Art et artisanat
Pendant
longtemps, on a mis un point d’honneur à ne pas mélanger l’art et l’artisanat.
L’art, c’est qui était « désintéressé » selon l’expression kantienne,
ce qui était indispensable à l’existence humaine, mais inutile dans la vie de
tous les jours, tandis que l’artisanat était fonctionnel, pragmatique,
utilitaire, et par là-même populaire, pour ne pas dire vulgaire. Ce n’est pas que
depuis le début du XXe siècle, et en particulier le Bauhaus, que l’art et
l’artisanat se sont rapprochés, qu’on a vu que des objets du quotidien
pouvaient aussi avoir une valeur artistique, qu’il n’y avait pas deux sphères
irréconciliables, mais deux pratiques qui pouvaient s’épauler l’une l’autre.
Toutefois, certains préjugés ont la vie longue et il a fallu du temps pour admettre
que le tissage ou la broderie, par exemple (cf Une
rentrée sous le signe du Bauhaus – La République de l’Art
(larepubliquedelart.com)) étaient des disciplines artistiques a
part entière.
C’est aussi le cas de la céramique, que l’on commence à prendre en
considération depuis seulement quelques années. Pendant longtemps, elle fut
considérée comme réservée aux femmes ou aux amateurs ou appartenant à une autre
époque. Pourtant, il s’agit d’une des plus anciennes manifestations culturelles
de l’humanité, utilisée dès la Préhistoire pour la confection d’idoles,
d’architecture et de contenants culinaires. Elle tire son nom du terme grec keramos,
qui veut dire « fait d’argile » et qui rappelle son attachement à la
terre.

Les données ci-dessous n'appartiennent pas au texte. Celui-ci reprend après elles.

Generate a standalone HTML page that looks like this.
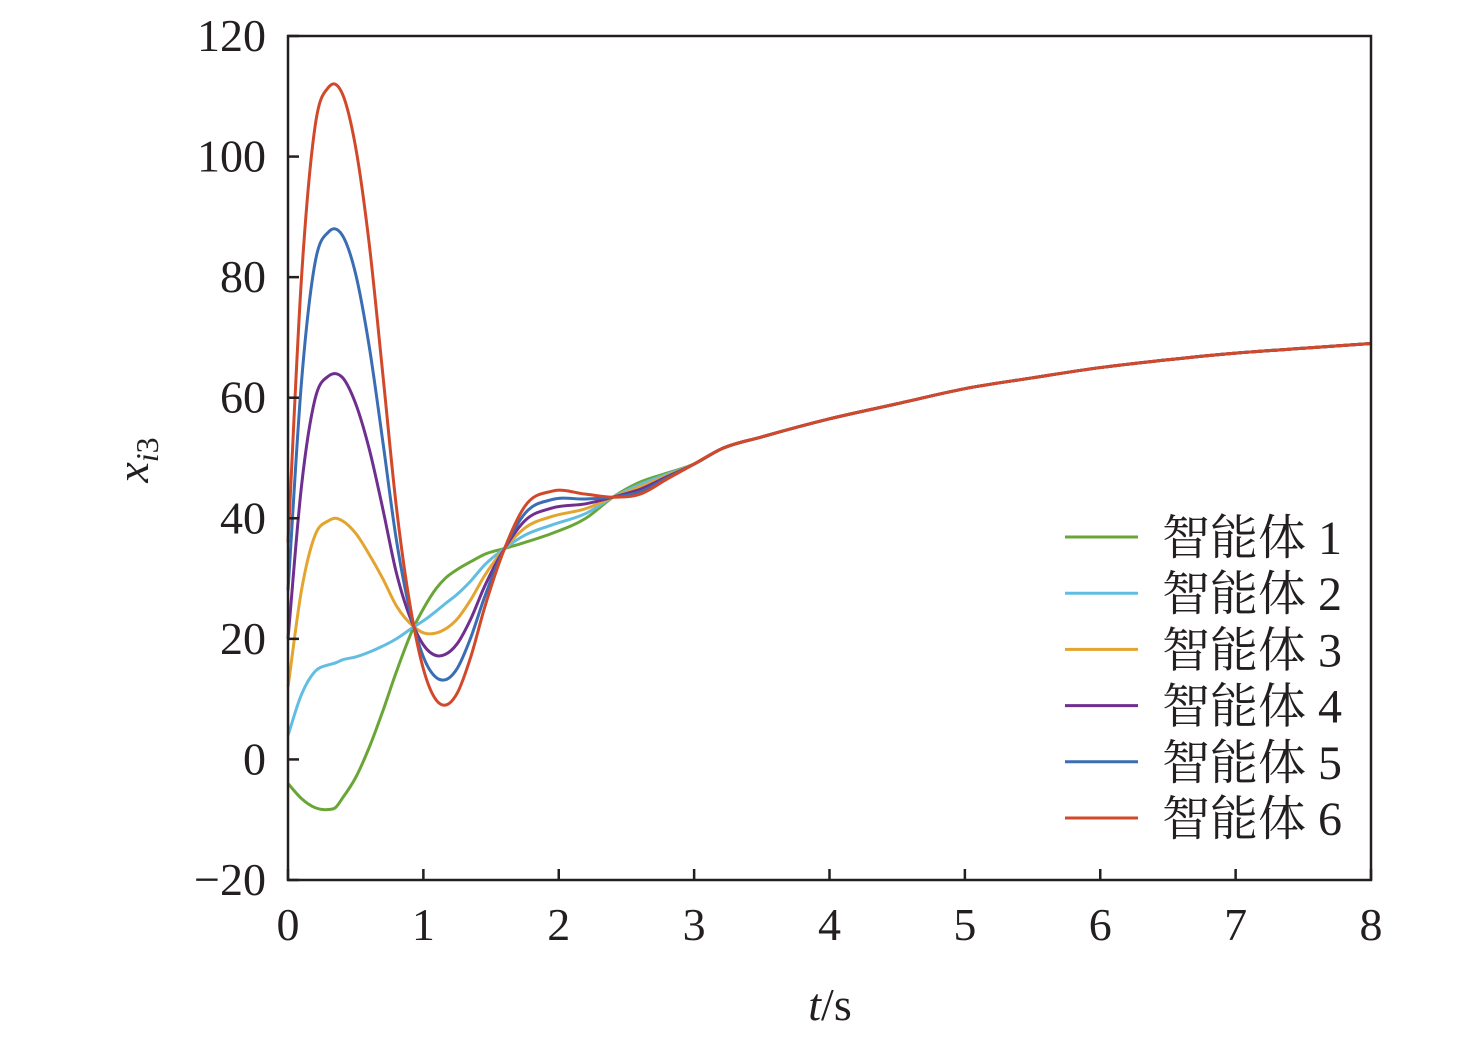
<!DOCTYPE html>
<html><head><meta charset="utf-8"><style>
body{margin:0;background:#fff}
svg text{font-family:"Liberation Serif","Times New Roman",serif;fill:#231f20}
svg text.cjk{font-family:"Liberation Serif","Noto Serif CJK SC",serif}
</style></head><body>
<svg id="chart" width="1476" height="1043" xmlns="http://www.w3.org/2000/svg">
<g id="plot"></g>
<g id="axes"></g>
<g id="legend"></g>
<text x="830" y="1020" font-size="46" text-anchor="middle"><tspan font-style="italic">t</tspan>/s</text>
<text transform="translate(148,460) rotate(-90)" font-size="46" text-anchor="middle"><tspan font-style="italic">x</tspan><tspan font-style="italic" font-size="32" dy="10">i</tspan><tspan font-size="32">3</tspan></text>
</svg>
<script>
const tHead=[0,0.1,0.2,0.3,0.35,0.4,0.5,0.6,0.7,0.8,0.93,1.0,1.1,1.16,1.25,1.35,1.45,1.6,1.75,1.95,2.2,2.4,2.6,2.8,3.0];
const tTail=[3.2,3.5,4,4.5,5,5.5,6,6.5,7,7.5,8];
const tailValues=[51.5,53.5,56.5,59,61.5,63.3,65,66.3,67.4,68.2,69];
const agent1=[-4,-6.5,-8,-8.3,-8,-6.5,-3,2,8,14.5,22,25,28.5,30,31.5,32.8,34,35,36,37.5,40,43.5,46,47.5,49];
const agent2=[4,10.8,14.6,15.7,16,16.5,17,17.8,18.8,20,22,23,24.7,25.8,27.4,29.6,32.2,35,37.2,38.9,40.8,43.5,45.6,47.3,49];
const agent3=[12,28.1,37.2,39.6,40,39.6,37.5,34,30,25.5,22,21,21,21.6,23.3,26.5,30.4,35,38.4,40.3,41.6,43.5,45.2,47.1,49];
const agent4=[20,45.4,59.8,63.6,64,63.4,59,51.5,41.6,31,22,19,17.2,17.4,19.2,23.3,28.6,35,39.6,41.7,42.4,43.5,44.8,46.9,49];
const agent5=[28,62.7,82.4,87.5,88,87,80.5,68.5,52.8,36.5,22,17,13.5,13.2,15.1,20.2,26.8,35,40.8,43.1,43.2,43.5,44.4,46.7,49];
const agent6=[36,80,105,111.5,112,110.5,101.5,85.5,64,42,22,15,9.7,9,11,17,25,35,42,44.5,44,43.5,44,46.5,49];
const seriesNames=["智能体 1","智能体 2","智能体 3","智能体 4","智能体 5","智能体 6"];
const colors=["#6aa637","#62bde3","#e3a52f","#6f2f8f","#3a6db3","#d1492a"];
const xTicks=[0,1,2,3,4,5,6,7,8];
const yTicks=[-20,0,20,40,60,80,100,120];

const X0=288,X1=1371,Y0=880,Y1=36;
const sx=t=>X0+(t-0)/(8-0)*(X1-X0);
const sy=v=>Y0-(v+20)/(140)*(Y0-Y1);
const NS="http://www.w3.org/2000/svg";
function mk(tag,parent){const e=document.createElementNS(NS,tag);parent.appendChild(e);return e;}
const plot=document.getElementById('plot'),axes=document.getElementById('axes'),legend=document.getElementById('legend');
const all=[agent1,agent2,agent3,agent4,agent5,agent6];
const ts=tHead.concat(tTail);
function hermitePath(T,V){
  const n=T.length,m=[];
  for(let i=0;i<n;i++){
    if(i===0)m.push((V[1]-V[0])/(T[1]-T[0]));
    else if(i===n-1)m.push((V[n-1]-V[n-2])/(T[n-1]-T[n-2]));
    else{
      const d0=(V[i]-V[i-1])/(T[i]-T[i-1]),d1=(V[i+1]-V[i])/(T[i+1]-T[i]);
      const h0=T[i]-T[i-1],h1=T[i+1]-T[i];
      m.push((d0*h1+d1*h0)/(h0+h1));
    }
  }
  let d="M"+sx(T[0]).toFixed(2)+","+sy(V[0]).toFixed(2);
  for(let i=0;i<n-1;i++){
    const h=T[i+1]-T[i];
    const c1t=T[i]+h/3,c1v=V[i]+m[i]*h/3;
    const c2t=T[i+1]-h/3,c2v=V[i+1]-m[i+1]*h/3;
    d+=" C"+sx(c1t).toFixed(2)+","+sy(c1v).toFixed(2)+" "+sx(c2t).toFixed(2)+","+sy(c2v).toFixed(2)+" "+sx(T[i+1]).toFixed(2)+","+sy(V[i+1]).toFixed(2);
  }
  return d;
}
all.forEach((arr,i)=>{
  const vals=arr.concat(tailValues);
  const p=mk('path',plot);
  p.setAttribute('d',hermitePath(ts,vals));
  p.setAttribute('fill','none');p.setAttribute('stroke',colors[i]);p.setAttribute('stroke-width','3');
  p.setAttribute('stroke-linejoin','round');
  
  
  const ly=537+i*56.2;
  const l=mk('line',legend);
  l.setAttribute('x1',1065);l.setAttribute('x2',1138);l.setAttribute('y1',ly);l.setAttribute('y2',ly);
  l.setAttribute('stroke',colors[i]);l.setAttribute('stroke-width','3');
  
  
  const tx=mk('text',legend);
  tx.setAttribute('x',1162);tx.setAttribute('y',ly+17);tx.setAttribute('font-size','48');
  tx.setAttribute('class','cjk');
  tx.textContent=seriesNames[i];
  
  
});
const box=mk('rect',axes);
box.setAttribute('x',X0);box.setAttribute('y',Y1);box.setAttribute('width',X1-X0);box.setAttribute('height',Y0-Y1);
box.setAttribute('fill','none');box.setAttribute('stroke','#231f20');box.setAttribute('stroke-width','2.5');


xTicks.forEach(t=>{
  const l=mk('line',axes);
  l.setAttribute('x1',sx(t));l.setAttribute('x2',sx(t));l.setAttribute('y1',Y0);l.setAttribute('y2',Y0-11);
  l.setAttribute('stroke','#231f20');l.setAttribute('stroke-width','2.5');
  
  
  const tx=mk('text',axes);
  tx.setAttribute('x',sx(t));tx.setAttribute('y',940);tx.setAttribute('font-size','46');tx.setAttribute('text-anchor','middle');
  tx.textContent=t;
  
  
});
yTicks.forEach(v=>{
  const l=mk('line',axes);
  l.setAttribute('x1',X0);l.setAttribute('x2',X0+11);l.setAttribute('y1',sy(v));l.setAttribute('y2',sy(v));
  l.setAttribute('stroke','#231f20');l.setAttribute('stroke-width','2.5');
  
  
  const tx=mk('text',axes);
  tx.setAttribute('x',266);tx.setAttribute('y',sy(v)+15);tx.setAttribute('font-size','46');tx.setAttribute('text-anchor','end');
  tx.textContent=v<0?"\u2212"+Math.abs(v):v;
  
  
});
</script>
</body></html>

Il désigne l’ensemble des objets fabriqués en terre ayant subi une
transformation physico-chimique irréversible. Car il existe de nombreuses
techniques de céramiques, qui, selon le type de terre choisi et la température
de cuisson (ou le mode de cuisson) vont de la terre crue, simplement séchée à
la température ambiante, à la porcelaine cuite jusqu’à 1400° C.
C’est tout l’intérêt de la très belle exposition
présentée actuellement au Musée d’art moderne de Paris, Les Flammes, L’Age
de la céramique, de commencer par cet aspect technique. Car on connait trop
peu les terres et modes de cuisson, les outils de cuisson, les décors et
effets, bref, tout ce qui permet de fabriquer de la céramique. Et avant toute
chose, l’exposition a donc un intérêt pédagogique, ce qui est important, car on
peut facilement se perdre dans toutes les pratiques et les termes utilisés et
que, dans la céramique, le résultat a souvent à voir avec le mode de
fabrication (et plus précisément avec ce qu’il laisse à l’aléatoire, puisqu’on
ne peut pas maîtriser entièrement ce qui se passe dans le four).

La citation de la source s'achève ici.